ISO 27001 and SOC 2 Type II. Both audited annually by external assessors. Zero exceptions on the most recent audits. For a company processing financial data across an entire customer base, this is the floor, not the ceiling.
Q. "We're a 7-person startup. Why don't you have startup pricing? Your founders are startup people, they should get this."
Fair pressure. The standard ₹5,000/month plan covers 300 bills and 30 bank statements — way more than Cook Coffee Club needed. After a manager conversation, the pricing landed at ₹3,000/month for all five modules (Bills, GST, Dashboard, Invoice, Transaction). Monthly billing, no annual lock-in. Karum had asked for 12 months free — he didn't get that, but he got pricing that made the product cost less than 0.5% of a junior accountant's loaded monthly cost.
One detail worth pulling out. AI Accountant offers two months free on annual plans — a 17% effective discount. Karum took monthly anyway. His reasoning, said directly: "We don't want to block capital for a year."
This is the founder's frame. At seven people, every rupee of working capital matters more than a 17% discount on a SaaS line item. The right pricing structure for a startup isn't the cheapest — it's the one that doesn't ask them to underwrite the vendor's certainty with their own cash flow. Monthly billing meant Cook Coffee Club could try, integrate, see results, and decide each month whether to continue. They did.
Onboarding happened the day after the demo. Payment cleared on 13 March 2026. Activation — vendor masters, ledger mappings, Tally connection, GST portal integration — was complete by 18 March. From that point Nitin was running bills, bank statements, and GST reconciliation through AI Accountant instead of by hand.
Renewal happened on 13 April 2026, exactly 30 days after activation. They didn't cancel during the money-back window. They continued onto month two without renegotiation, then month three. The product worked.

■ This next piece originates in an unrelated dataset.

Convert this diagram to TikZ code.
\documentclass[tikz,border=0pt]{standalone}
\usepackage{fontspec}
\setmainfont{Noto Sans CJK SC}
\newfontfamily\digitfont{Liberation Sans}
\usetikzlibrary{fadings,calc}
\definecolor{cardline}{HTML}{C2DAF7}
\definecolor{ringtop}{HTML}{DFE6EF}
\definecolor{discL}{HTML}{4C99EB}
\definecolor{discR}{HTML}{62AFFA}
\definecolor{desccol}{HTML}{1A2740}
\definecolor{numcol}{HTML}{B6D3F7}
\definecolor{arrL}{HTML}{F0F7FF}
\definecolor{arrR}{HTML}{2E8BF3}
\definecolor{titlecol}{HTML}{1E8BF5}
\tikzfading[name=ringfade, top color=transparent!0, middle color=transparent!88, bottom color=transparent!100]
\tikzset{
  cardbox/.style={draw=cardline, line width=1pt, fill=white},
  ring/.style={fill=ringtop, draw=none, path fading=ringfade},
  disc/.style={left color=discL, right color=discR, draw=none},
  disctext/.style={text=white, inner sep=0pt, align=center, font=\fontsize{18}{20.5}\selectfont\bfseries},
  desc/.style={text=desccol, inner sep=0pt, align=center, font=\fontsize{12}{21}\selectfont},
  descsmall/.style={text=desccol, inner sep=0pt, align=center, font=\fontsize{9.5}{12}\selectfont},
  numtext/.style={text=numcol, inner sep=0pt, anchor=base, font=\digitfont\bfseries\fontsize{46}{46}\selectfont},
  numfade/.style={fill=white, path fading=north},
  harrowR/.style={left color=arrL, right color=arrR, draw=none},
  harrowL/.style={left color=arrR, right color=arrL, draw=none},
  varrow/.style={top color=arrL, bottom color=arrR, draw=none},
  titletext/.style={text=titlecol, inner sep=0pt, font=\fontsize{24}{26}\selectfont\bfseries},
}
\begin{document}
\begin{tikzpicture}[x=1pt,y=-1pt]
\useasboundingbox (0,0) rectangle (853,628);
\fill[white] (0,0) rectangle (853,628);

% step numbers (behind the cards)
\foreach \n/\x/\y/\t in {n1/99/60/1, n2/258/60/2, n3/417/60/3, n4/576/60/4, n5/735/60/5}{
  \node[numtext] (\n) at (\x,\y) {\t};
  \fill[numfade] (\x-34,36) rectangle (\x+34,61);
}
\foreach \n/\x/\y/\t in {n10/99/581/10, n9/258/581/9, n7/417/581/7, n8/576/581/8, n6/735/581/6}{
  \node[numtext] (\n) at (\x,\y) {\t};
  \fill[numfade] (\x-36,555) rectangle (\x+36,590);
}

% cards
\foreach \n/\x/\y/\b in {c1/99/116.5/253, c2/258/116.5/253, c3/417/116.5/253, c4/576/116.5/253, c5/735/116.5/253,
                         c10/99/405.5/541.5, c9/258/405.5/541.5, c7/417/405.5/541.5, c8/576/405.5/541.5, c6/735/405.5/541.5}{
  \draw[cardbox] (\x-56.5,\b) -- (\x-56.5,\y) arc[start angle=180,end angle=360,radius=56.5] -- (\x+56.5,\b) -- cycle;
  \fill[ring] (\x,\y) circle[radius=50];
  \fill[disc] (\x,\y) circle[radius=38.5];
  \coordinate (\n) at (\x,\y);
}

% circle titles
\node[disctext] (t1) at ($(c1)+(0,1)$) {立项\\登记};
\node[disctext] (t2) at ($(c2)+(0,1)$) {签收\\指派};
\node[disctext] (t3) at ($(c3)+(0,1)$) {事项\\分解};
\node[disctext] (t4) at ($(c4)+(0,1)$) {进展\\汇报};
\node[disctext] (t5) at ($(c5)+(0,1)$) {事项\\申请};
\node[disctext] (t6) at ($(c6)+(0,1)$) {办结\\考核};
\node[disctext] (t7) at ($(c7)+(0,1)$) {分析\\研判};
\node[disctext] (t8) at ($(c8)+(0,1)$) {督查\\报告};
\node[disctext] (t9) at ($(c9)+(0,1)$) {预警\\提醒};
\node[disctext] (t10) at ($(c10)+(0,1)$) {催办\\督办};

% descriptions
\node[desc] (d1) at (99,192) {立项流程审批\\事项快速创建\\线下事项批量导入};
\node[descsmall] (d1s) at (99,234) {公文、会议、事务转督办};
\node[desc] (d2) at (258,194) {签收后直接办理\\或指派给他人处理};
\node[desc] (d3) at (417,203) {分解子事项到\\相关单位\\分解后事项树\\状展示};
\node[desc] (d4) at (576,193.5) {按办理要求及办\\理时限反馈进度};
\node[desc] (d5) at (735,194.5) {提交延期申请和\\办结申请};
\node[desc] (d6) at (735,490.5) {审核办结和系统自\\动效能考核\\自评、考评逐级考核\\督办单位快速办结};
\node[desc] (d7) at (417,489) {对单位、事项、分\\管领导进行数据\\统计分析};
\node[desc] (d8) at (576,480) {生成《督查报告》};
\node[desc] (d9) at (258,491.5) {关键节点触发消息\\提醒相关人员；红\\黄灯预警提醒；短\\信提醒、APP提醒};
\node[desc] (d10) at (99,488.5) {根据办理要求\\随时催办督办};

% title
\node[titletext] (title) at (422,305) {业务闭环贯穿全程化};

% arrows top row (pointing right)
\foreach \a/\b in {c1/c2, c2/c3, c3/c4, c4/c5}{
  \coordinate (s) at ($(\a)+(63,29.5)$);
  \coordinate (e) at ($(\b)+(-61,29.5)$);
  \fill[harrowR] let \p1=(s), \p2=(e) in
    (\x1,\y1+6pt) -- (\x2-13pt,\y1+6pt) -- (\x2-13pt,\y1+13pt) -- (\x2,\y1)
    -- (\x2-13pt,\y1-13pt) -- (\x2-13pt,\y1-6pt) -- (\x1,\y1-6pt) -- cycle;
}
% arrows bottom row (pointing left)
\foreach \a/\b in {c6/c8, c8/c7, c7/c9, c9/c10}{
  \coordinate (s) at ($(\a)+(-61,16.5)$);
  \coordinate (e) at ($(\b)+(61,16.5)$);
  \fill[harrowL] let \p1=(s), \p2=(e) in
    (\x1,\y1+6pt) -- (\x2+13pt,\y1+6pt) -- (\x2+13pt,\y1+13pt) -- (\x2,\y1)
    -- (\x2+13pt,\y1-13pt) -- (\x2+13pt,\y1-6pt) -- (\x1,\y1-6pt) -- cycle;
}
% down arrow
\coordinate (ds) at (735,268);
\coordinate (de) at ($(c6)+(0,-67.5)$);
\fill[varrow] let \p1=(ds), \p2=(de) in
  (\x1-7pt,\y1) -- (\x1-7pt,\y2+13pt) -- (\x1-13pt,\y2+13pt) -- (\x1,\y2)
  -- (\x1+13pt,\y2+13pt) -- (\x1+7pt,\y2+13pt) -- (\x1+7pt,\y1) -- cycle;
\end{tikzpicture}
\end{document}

Cook Coffee Club's value math is different from a 9,000-bill operation. Here's what 25–50 bills a month, with one finance person, actually translates to:
At ₹3,000/month, the product pays for itself if it saves Nitin half a day. It saves him more than that. But the larger value isn't in Nitin's time — it's in Karum and Vasanthan no longer operating blind on cash position. That's the unquantifiable line item, and it's the one that drove the renewal.

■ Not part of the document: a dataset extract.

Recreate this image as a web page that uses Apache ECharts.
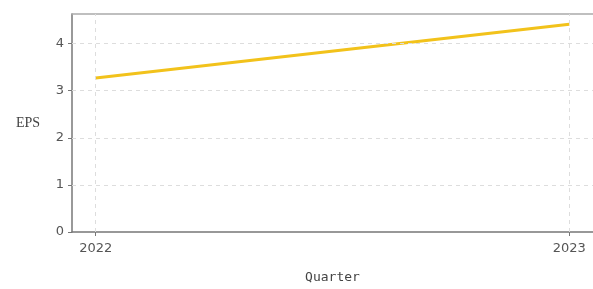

Cook Coffee Club is the case study for a specific kind of buyer: founders running lean finance functions who want to install the right operating layer before they're forced to. The companies that wait until 200 bills a month becomes 2,000 end up with three accountants, an Excel mess, and a six-month migration project to fix it. The ones that install AI Accountant at 50 bills a month scale through 500, 2,000, 9,000 without re-architecting the function.

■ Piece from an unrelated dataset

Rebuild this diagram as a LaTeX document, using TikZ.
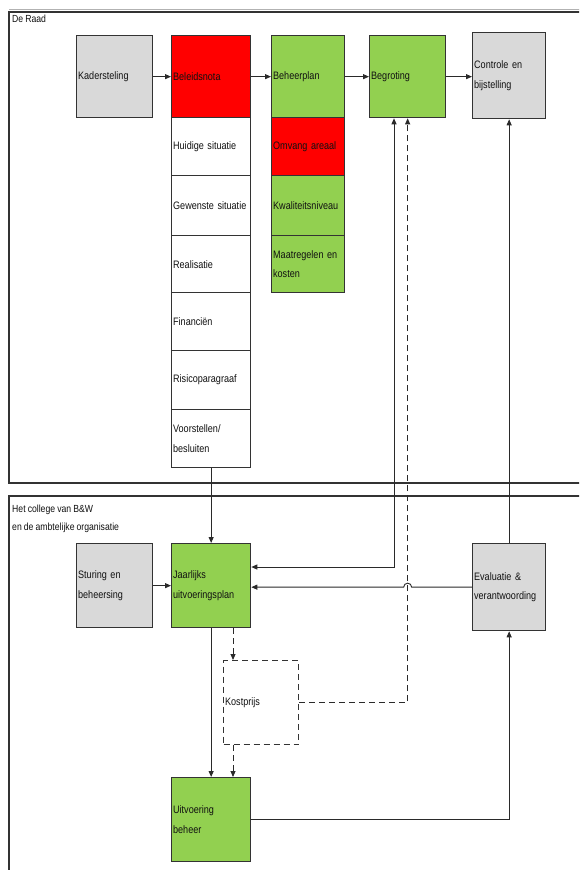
\documentclass[tikz,border=0pt]{standalone}
\usepackage{fontspec}
\setmainfont{Liberation Sans}[FakeStretch=0.84]
\usetikzlibrary{arrows.meta,calc}
\definecolor{boxgray}{HTML}{D9D9D9}
\definecolor{boxgreen}{HTML}{92D050}
\definecolor{boxred}{HTML}{FF0000}
\definecolor{edge}{HTML}{333333}
\definecolor{wire}{HTML}{2A2A2A}
\definecolor{txt}{HTML}{111111}
\newcommand{\cellfont}{\fontsize{10.8}{19.5}\selectfont\spaceskip=2.2pt plus 0.5pt\relax}
\newcommand{\lblfont}{\fontsize{10.3}{18}\selectfont\spaceskip=2.1pt plus 0.5pt\relax}
\begin{document}
\begin{tikzpicture}[x=1pt,y=-1pt,
  cell/.style={draw=edge, line width=1.3pt, anchor=north west, inner xsep=1.5pt, inner ysep=0pt,
    align=left, text=txt, font=\cellfont},
  gbox/.style={cell, fill=boxgray},
  grbox/.style={cell, fill=boxgreen},
  rbox/.style={cell, fill=boxred},
  wbox/.style={cell, fill=white},
  kbox/.style={cell, fill=white, dash pattern=on 6pt off 4pt},
  arr/.style={draw=wire, line width=0.9pt, -{Triangle[length=6pt,width=5pt]}},
  darr/.style={arr, dash pattern=on 6pt off 4pt},
  frame/.style={draw=edge, line width=1.4pt},
  lbl/.style={anchor=north west, inner sep=0pt, align=left, text=txt, font=\lblfont}]
\clip (0,0) rectangle (579,870);
\fill[white] (0,0) rectangle (579,870);
% frames
\draw[gray!60, line width=0.8pt] (600,9.5) -- (9,9.5);
\draw[frame] (600,12) -- (9,12) -- (9,483) -- (600,483);
\draw[frame] (600,496) -- (9,496) -- (9,900);
\node[lbl] (raad) at (12,15) {De Raad};
\node[lbl] (college) at (12,505) {Het college van B\&W\\en de ambtelijke organisatie};
% top row
\node[gbox, minimum width=76, minimum height=82, text width=73] (kad) at (76,35) {Kadersteling};
\node[rbox, minimum width=79, minimum height=82, text width=76] (bel) at (171,35) {Beleidsnota};
\node[wbox, minimum width=79, minimum height=58, text width=76] (hui) at (171,117) {Huidige situatie};
\node[wbox, minimum width=79, minimum height=60, text width=76] (gew) at (171,175) {Gewenste situatie};
\node[wbox, minimum width=79, minimum height=57, text width=76] (rea) at (171,235) {Realisatie};
\node[wbox, minimum width=79, minimum height=58, text width=76] (fin) at (171,292) {Financiën};
\node[wbox, minimum width=79, minimum height=59, text width=76] (ris) at (171,350) {Risicoparagraaf};
\node[wbox, minimum width=79, minimum height=58, text width=76] (voo) at (171,409) {Voorstellen/\\besluiten};
\node[grbox, minimum width=73, minimum height=82, text width=70] (beh) at (271,35) {Beheerplan};
\node[rbox, minimum width=73, minimum height=58, text width=70] (omv) at (271,117) {Omvang areaal};
\node[grbox, minimum width=73, minimum height=60, text width=70] (kwa) at (271,175) {Kwaliteitsniveau};
\node[grbox, minimum width=73, minimum height=57, text width=70] (maa) at (271,235) {Maatregelen en\\kosten};
\node[grbox, minimum width=76, minimum height=82, text width=73] (beg) at (369,35) {Begroting};
\node[gbox, minimum width=73, minimum height=86, text width=70] (con) at (472,32) {Controle en\\bijstelling};
% bottom
\node[gbox, minimum width=76, minimum height=84, text width=73] (stu) at (76,543) {Sturing en\\beheersing};
\node[grbox, minimum width=79, minimum height=84, text width=76] (jaa) at (171,543) {Jaarlijks\\uitvoeringsplan};
\node[gbox, minimum width=73, minimum height=87, text width=70] (eva) at (472,543) {Evaluatie \&\\verantwoording};
\node[kbox, minimum width=75, minimum height=84, text width=72] (kos) at (223,660) {Kostprijs};
\node[grbox, minimum width=79, minimum height=84, text width=76] (uit) at (171,777) {Uitvoering\\beheer};
% helper coordinates
\coordinate (d1) at ($(jaa.south west)+(62,0)$);
\coordinate (s1) at ($(beg.south west)+(25,0)$);
\coordinate (j1) at ($(jaa.north east)+(0,24)$);
\coordinate (jumpR) at ($(eva.west -| beg.south)+(4,0)$);
% connectors top row
\draw[arr] (kad.east) -- (bel.west);
\draw[arr] (bel.east) -- (beh.west);
\draw[arr] (beh.east) -- (beg.west);
\draw[arr] (beg.east) -- (beg.east -| con.west);
% column to yearly plan
\draw[arr] (voo.south) -- (jaa.north);
\draw[arr] (stu.east) -- (jaa.west);
% Begroting <-> Jaarlijks
\draw[draw=wire, line width=0.9pt, {Triangle[length=6pt,width=5pt]}-{Triangle[length=6pt,width=5pt]}] (s1) |- (j1);
% Evaluatie -> Jaarlijks with jump
\draw[arr] (eva.west) -- (jumpR) arc (0:-180:4) -- (eva.west -| jaa.east);
% Evaluatie -> Controle
\draw[arr] (eva.north) -- (con.south);
% Jaarlijks -> Uitvoering
\draw[arr] (jaa.south) -- (uit.north);
\draw[darr] (d1) -- (d1 |- kos.north);
\draw[darr] (d1 |- kos.south) -- (d1 |- uit.north);
% Kostprijs -> Begroting
\draw[darr] (kos.east) -| (beg.south);
% Uitvoering -> Evaluatie
\draw[arr] (uit.east) -| (eva.south);
\end{tikzpicture}
\end{document}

The decision point isn't volume. It's whether you want your finance ops to be a thing you build deliberately or a thing you patch reactively. For Karum, the answer was deliberately. Forty days from demo to renewal is what that decision looks like in practice.
"The dashboard is what I'm most interested in. OCRs are everywhere now — but only when you use it do you find out how well it adapts to your needs. The direct Tally integration is the good part. Once I use it, I'll have a better understanding."
— Nitin, Finance Lead, Cook Coffee Club
"I've been on the lookout for a product like this for a while. It's such a good candidate to get AI enabled, but in India I didn't come across too many companies actually doing it. The space has to be disrupted by AI."
— Karum, Co-founder, Cook Coffee Club
For other founders evaluating finance automation at the 5-to-50-person stage: ask for monthly billing, push on startup pricing, get the dashboard module from day one (not as an upsell later), and use the 30-day money-back window to actually train the system on your data. The trial doesn't reveal value if you don't feed it your real workflow. Cook Coffee Club did, and forty days later they were a paid customer who hasn't churned.